A disparidade entre as várias leis que, em tese, asseguram a liberdade religiosa no Brasil e o que está acontecendo é gritante. O papel diz uma coisa, mas o que vive não só dona Francisca, mas as centenas de populações quilombolas do país constrangidas a se converterem, mostra outra. Além da já citada Constituição e do Código Penal, o Estatuto da Igualdade Racial informa, em seu capítulo III, quatro artigos que asseguram direitos dos povos de terreiro.
O artigo 24, por exemplo, afirma o “direito à liberdade de consciência e de crença e ao livre exercício dos cultos religiosos de matriz africana”, compreendendo “a prática de cultos, a celebração de reuniões relacionadas à religiosidade e a fundação e manutenção, por iniciativa privada, de lugares reservados para tais fins”. Também, “a celebração de festividades e cerimônias de acordo com preceitos das respectivas religiões”.

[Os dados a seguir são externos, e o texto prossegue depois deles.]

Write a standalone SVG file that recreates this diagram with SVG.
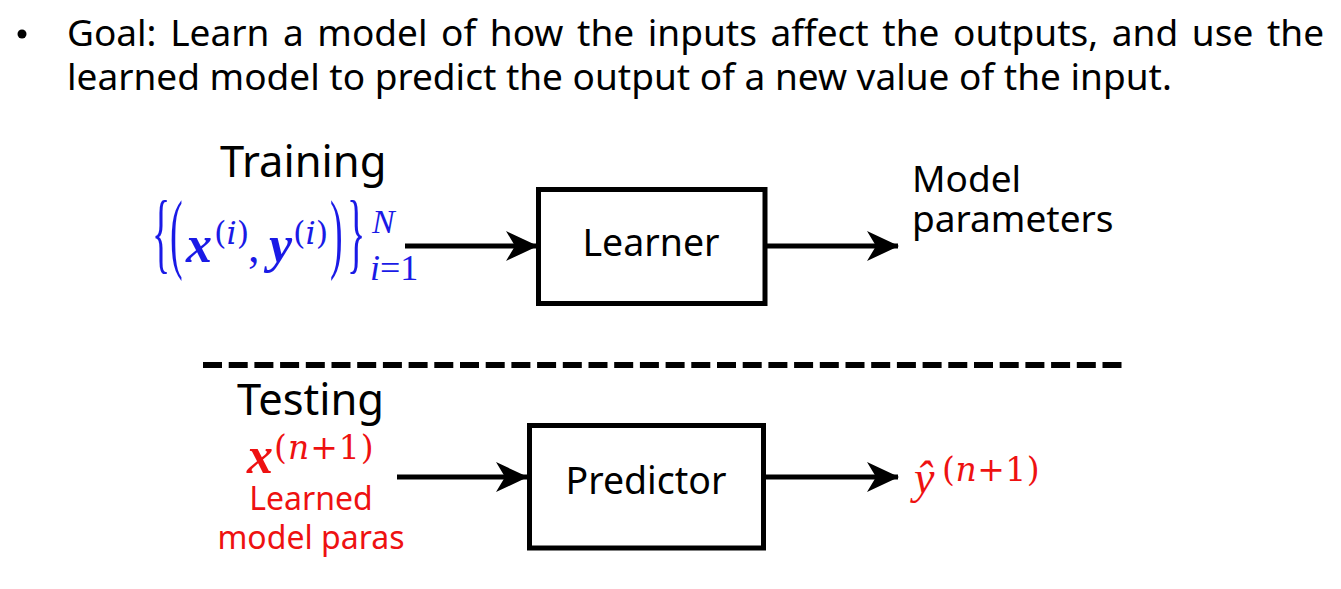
<svg xmlns="http://www.w3.org/2000/svg" width="1341" height="589" viewBox="0 0 1341 589">
<defs>
<style>
.t{font-family:"Noto Sans","Open Sans",sans-serif;fill:#000}
.m{font-family:"Liberation Serif","Times New Roman",serif;font-style:italic}
.r{font-family:"Liberation Serif","Times New Roman",serif;font-style:normal}
.s{font-family:"DejaVu Serif",serif;font-style:normal}
.box{fill:#fff;stroke:#000;stroke-width:5}
.ln{stroke:#000;stroke-width:5;fill:none}
.blue{fill:#1a1ae6}
.red{fill:#ee1111}
</style>
<marker id="ah" markerUnits="userSpaceOnUse" viewBox="0 0 32 30" refX="31" refY="15" markerWidth="32" markerHeight="30" orient="auto">
<path d="M0,0 L32,15 L0,30 L9,15 Z" fill="#000"/>
</marker>
</defs>
<rect width="1341" height="589" fill="#fff"/>
<g id="bullet">
<circle cx="22" cy="34" r="4.5" fill="#000"/>
<text class="t" x="67" y="46" font-size="37" word-spacing="4">Goal: Learn a model of how the inputs affect the outputs, and use the</text>
<text class="t" x="67" y="90" font-size="37">learned model to predict the output of a new value of the input.</text>
</g>
<g id="training-label"><text class="t" x="220" y="177" font-size="43.5">Training</text></g>
<g id="training-data" class="blue">
<text class="r" transform="translate(152,262) scale(1,2.35)" font-size="38">{</text>
<text class="r" transform="translate(170,262) scale(1,2.35)" font-size="38">(</text>
<text class="m" x="186" y="262" font-size="52" font-weight="bold">x</text>
<text class="s" x="214" y="244" font-size="32">(<tspan font-style="italic">i</tspan>)</text>
<text class="r" x="248" y="262" font-size="46">,</text>
<text class="m" x="269" y="262" font-size="52" font-weight="bold">y</text>
<text class="s" x="293" y="244" font-size="32">(<tspan font-style="italic">i</tspan>)</text>
<text class="r" transform="translate(330,262) scale(1,2.35)" font-size="38">)</text>
<text class="r" transform="translate(347,262) scale(1,2.35)" font-size="38">}</text>
<text class="m" x="372" y="233" font-size="34">N</text>
<text class="m" x="370" y="280" font-size="36">i<tspan font-style="normal">=1</tspan></text>
</g>
<g id="learner">
<rect class="box" x="538.5" y="189.5" width="226.5" height="114"/>
<text class="t" x="651" y="256" font-size="37.5" text-anchor="middle">Learner</text>
</g>
<g id="model-params">
<text class="t" x="912" y="192" font-size="37">Model</text>
<text class="t" x="912" y="232" font-size="37">parameters</text>
</g>
<g id="divider"><line x1="203" y1="365" x2="1123" y2="365" stroke="#000" stroke-width="6" stroke-dasharray="19 6.7"/></g>
<g id="testing-label"><text class="t" x="237" y="415" font-size="43.5">Testing</text></g>
<g id="testing-input" class="red">
<text class="m" x="247" y="473" font-size="52" font-weight="bold">x</text>
<text class="s" x="274" y="459" font-size="33" letter-spacing="1">(<tspan font-style="italic">n</tspan>+1)</text>
<text class="t red" x="311" y="510" font-size="32" text-anchor="middle">Learned</text>
<text class="t red" x="311" y="549" font-size="32" text-anchor="middle">model paras</text>
</g>
<g id="predictor">
<rect class="box" x="529.5" y="425.5" width="234" height="122.5"/>
<text class="t" x="646" y="494" font-size="37.5" text-anchor="middle">Predictor</text>
</g>
<g id="prediction" class="red">
<text class="m" x="914" y="493" font-size="46">ŷ</text>
<text class="s" x="942" y="481" font-size="33" letter-spacing="0.5">(<tspan font-style="italic">n</tspan>+1)</text>
</g>
<g id="connectors">
<line class="ln" x1="405" y1="246" x2="537" y2="246" marker-end="url(#ah)"/>
<line class="ln" x1="766" y1="246" x2="898" y2="246" marker-end="url(#ah)"/>
<line class="ln" x1="397" y1="477" x2="527" y2="477" marker-end="url(#ah)"/>
<line class="ln" x1="765" y1="477" x2="898" y2="477" marker-end="url(#ah)"/>
</g>
</svg>
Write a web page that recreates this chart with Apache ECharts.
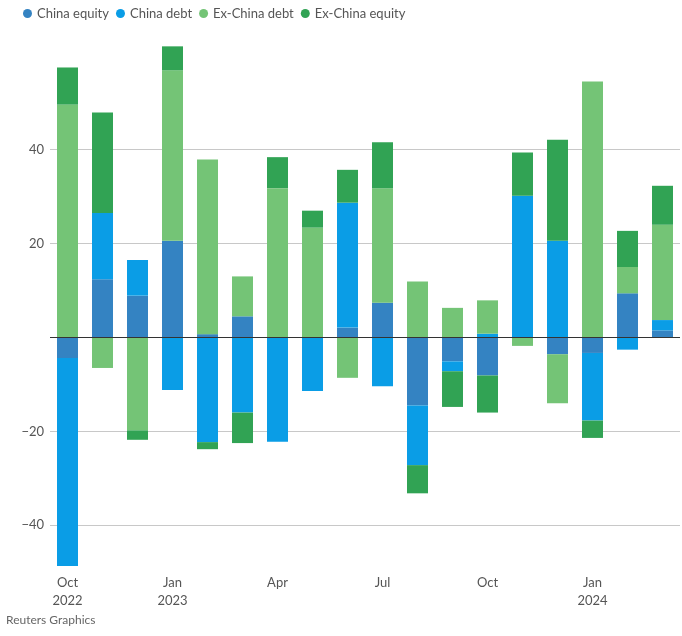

O quarto parágrafo, em tese, deveria proteger a Feira de Ervas na qual Maria negocia: ele assegura “a produção, a comercialização, a aquisição e o uso de artigos e materiais religiosos adequados aos costumes e às práticas fundadas na respectiva religiosidade, ressalvadas as condutas vedadas por legislação específica”.
Há ainda a Lei 7.716/1989, sobre os crimes resultantes de preconceito de raça ou de cor, frequentemente relacionados às religiões afro-indígenas-brasileiras . De acordo com o artigo primeiro “serão punidos, na forma desta Lei, os crimes resultantes de discriminação ou preconceito de raça, cor, etnia, religião ou procedência nacional”.
No entanto, os meios para que as pessoas (principalmente aquelas inseridas em contextos efetivamente ou simbolicamente mais distantes da letra da lei) efetivem suas denúncias sobre racismo ou intolerância religiosa não são simples, nem popularizados. As ouvidorias dos Ministérios Públicos, por exemplo, recebem as denúncias e posteriormente as distribuem para as promotorias com atribuição específica de investigar, como me informou Ivana Botelho, procuradora e coordenadora do Grupo de Trabalho Racismo do MP de Pernambuco.
Para ela, não é possível afirmar que os casos de assédio e racismo religioso aumentaram no Brasil (a despeito de números como os da Renafro). “Mas a publicização desses eventos, sim. Isso, por um lado, demonstra que parte da população não admite, de forma passiva, esse desrespeito.” A promotora também apontou que uma denúncia de intolerância pode vir repleta de vários crimes. “Tudo depende do que acontecer, da forma como a agressão se dá. Cada caso é analisado individualmente e definido, pela promotoria que estiver à frente da investigação, de acordo com os elementos e informações coletadas, os crimes ali envolvidos”.
Infelizmente, o MPPE não monitora as mudanças de religião em nenhuma comunidade, nem mesmo nas quilombolas. Elas, hoje, mostram como apagamento da própria história, da própria vida, acontecem em nome de um Jesus moldado de acordo com interesses próprios, oferecendo não cuidado e irmandade, mas intolerância e destruição.